“U.S. rail industry consolidation has led to poorer, not improved, service for agricultural
shippers,” said USW President Vince Peterson. “In addition, we see extreme disparity in rates
for wheat shippers. Rail rates over the last decade have increased exponentially and rates for
wheat are higher than rates for other commodities even with similar handling characteristics.
Those higher rates make U.S. wheat less competitive in the global market at a time when higher
prices already hurt our competitiveness.”
“NAWG is disappointed by today’s STB announcement and maintains our concerns that the
merger of CP and KCS will impede competition in the rail market and increase rail rates,” said NAWG CEO, Chandler Goule. “With 50 percent of wheat being exported, wheat is heavily
reliant on rail transportation to move across the United States.
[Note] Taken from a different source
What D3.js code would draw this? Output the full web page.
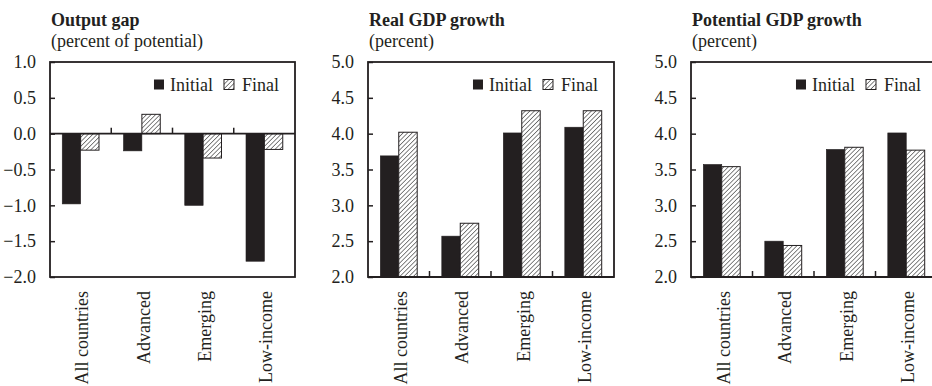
<!DOCTYPE html>
<html>
<head>
<meta charset="utf-8">
<script src="https://cdn.jsdelivr.net/npm/d3@7"></script>
<style>
  html, body { margin: 0; padding: 0; background: #fff; }
  svg { display: block; }
  text { font-family: "Liberation Serif", "Times New Roman", serif; fill: #231f20; }
</style>
</head>
<body>
<svg id="chart" width="932" height="386"></svg>
<script>
// Country groups shown on every panel
const categories = ["All countries", "Advanced", "Emerging", "Low-income"];
const seriesNames = ["Initial", "Final"];

// Output gap, percent of potential
const outputGapInitial = [-0.98, -0.24, -1.00, -1.78];
const outputGapFinal   = [-0.23, 0.27, -0.34, -0.22];

// Real GDP growth, percent
const realGrowthInitial = [3.69, 2.57, 4.01, 4.09];
const realGrowthFinal   = [4.02, 2.75, 4.32, 4.32];

// Potential GDP growth, percent
const potentialInitial = [3.57, 2.50, 3.78, 4.01];
const potentialFinal   = [3.54, 2.44, 3.81, 3.77];

// Tick values for each vertical axis
const gapTicks = [-2.0, -1.5, -1.0, -0.5, 0.0, 0.5, 1.0];
const growthTicks = [2.0, 2.5, 3.0, 3.5, 4.0, 4.5, 5.0];

const panels = [
  { title: "Output gap", subtitle: "(percent of potential)", initial: outputGapInitial, final: outputGapFinal,
    domain: [-2, 1], ticks: gapTicks, baseline: 0, left: 50, right: 295 },
  { title: "Real GDP growth", subtitle: "(percent)", initial: realGrowthInitial, final: realGrowthFinal,
    domain: [2, 5], ticks: growthTicks, baseline: 2, left: 368, right: 614 },
  { title: "Potential GDP growth", subtitle: "(percent)", initial: potentialInitial, final: potentialFinal,
    domain: [2, 5], ticks: growthTicks, baseline: 2, left: 691, right: 937 }
];

const plotTop = 62, plotBottom = 277;
const ink = "#231f20";
const svg = d3.select("#chart");
const fmt = d3.format(".1f");

// Diagonal hatch used for the "Final" series
const defs = svg.append("defs");
const pat = defs.append("pattern")
  .attr("id", "hatch")
  .attr("patternUnits", "userSpaceOnUse")
  .attr("width", 3.2).attr("height", 3.2)
  .attr("patternTransform", "rotate(45)");
pat.append("rect").attr("width", 3.2).attr("height", 3.2).attr("fill", "#fff");
pat.append("line").attr("x1", 0).attr("y1", 0).attr("x2", 0).attr("y2", 3.2)
  .attr("stroke", "#333").attr("stroke-width", 1.2);

const fills = { Initial: ink, Final: "url(#hatch)" };

panels.forEach(p => {
  const g = svg.append("g");
  const x0 = d3.scaleBand().domain(categories).range([p.left, p.right]).padding(0);
  const bw = x0.bandwidth();
  const x1 = d3.scaleBand().domain(seriesNames).range([bw * 0.2, bw * 0.8]).padding(0);
  const y = d3.scaleLinear().domain(p.domain).range([plotBottom, plotTop]);

  // Titles
  g.append("text").attr("x", p.left + 1).attr("y", 26)
    .attr("font-size", 18).attr("font-weight", "bold").text(p.title);
  g.append("text").attr("x", p.left + 1).attr("y", 46.5)
    .attr("font-size", 18).text(p.subtitle);

  // Bars
  const rows = categories.map((c, i) => ({ cat: c, Initial: p.initial[i], Final: p.final[i] }));
  const grp = g.selectAll(".grp").data(rows).join("g")
    .attr("transform", d => `translate(${x0(d.cat)},0)`);
  grp.selectAll("rect").data(d => seriesNames.map(s => ({ s, v: d[s] }))).join("rect")
    .attr("x", d => x1(d.s))
    .attr("width", x1.bandwidth())
    .attr("y", d => Math.min(y(d.v), y(p.baseline)))
    .attr("height", d => Math.abs(y(d.v) - y(p.baseline)))
    .attr("fill", d => fills[d.s])
    .attr("stroke", ink)
    .attr("stroke-width", d => d.s === "Final" ? 1 : 0.6);

  // Left axis with inward ticks
  const yAxis = d3.axisLeft(y).tickValues(p.ticks).tickFormat(fmt).tickSize(-5).tickPadding(14);
  const ya = g.append("g").attr("transform", `translate(${p.left},0)`).call(yAxis);
  ya.select(".domain").remove();
  ya.selectAll(".tick line").attr("stroke", ink).attr("stroke-width", 1.5);
  ya.selectAll(".tick text").attr("font-size", 18).attr("font-family", "Liberation Serif")
    .attr("fill", ink);

  // Frame
  g.append("rect").attr("x", p.left).attr("y", plotTop)
    .attr("width", p.right - p.left).attr("height", plotBottom - plotTop)
    .attr("fill", "none").attr("stroke", ink).attr("stroke-width", 1.8);

  // Category axis: separators rise from the baseline, labels run vertically below the frame
  const yb = y(p.baseline);
  g.append("line").attr("x1", p.left).attr("x2", p.right).attr("y1", yb).attr("y2", yb)
    .attr("stroke", ink).attr("stroke-width", 1.8);
  const seps = categories.slice(1).map(c => x0(c));
  g.selectAll(".sep").data(seps).join("line")
    .attr("x1", d => d).attr("x2", d => d)
    .attr("y1", yb).attr("y2", yb - 6)
    .attr("stroke", ink).attr("stroke-width", 1.5);

  g.selectAll(".cat").data(categories).join("text")
    .attr("transform", d => `translate(${x0(d) + bw / 2 + 1.5},${plotBottom + 14}) rotate(-90)`)
    .attr("text-anchor", "end").attr("dy", "0.35em")
    .attr("font-size", 18).text(d => d);

  // Legend, laid out from the right edge
  const lg = g.append("g");
  const ly = 90.5;
  const tFinal = lg.append("text").attr("font-size", 18).attr("y", ly).text("Final");
  const wF = tFinal.node().getComputedTextLength();
  const xF = p.right - 16 - wF;
  tFinal.attr("x", xF);
  lg.append("rect").attr("x", xF - 18).attr("y", 79.5).attr("width", 10).attr("height", 10)
    .attr("fill", fills.Final).attr("stroke", ink).attr("stroke-width", 1);
  const tInit = lg.append("text").attr("font-size", 18).attr("y", ly).text("Initial");
  const wI = tInit.node().getComputedTextLength();
  const xI = xF - 18 - 11 - wI;
  tInit.attr("x", xI);
  lg.append("rect").attr("x", xI - 16).attr("y", 79.5).attr("width", 10).attr("height", 10)
    .attr("fill", fills.Initial);
});
</script>
</body>
</html>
Since the merger was
announced in 2021, NAWG has filed four public comments with the STB opposing the merger,
citing a myriad of concerns on the impact to competition, unfair access to competing wheat
producing countries, and changes to tariff provisions that could impact wheat farmers.”
USW and NAWG believe the STB must conduct more rigorous oversight of rail rates and
service issues going forward. The STB should also aggressively pursue policies designed to
inject competition such as reciprocal switching – a proposal that the STB ironically shelved last
year because Class 1 rail service was severely challenged for agricultural shippers.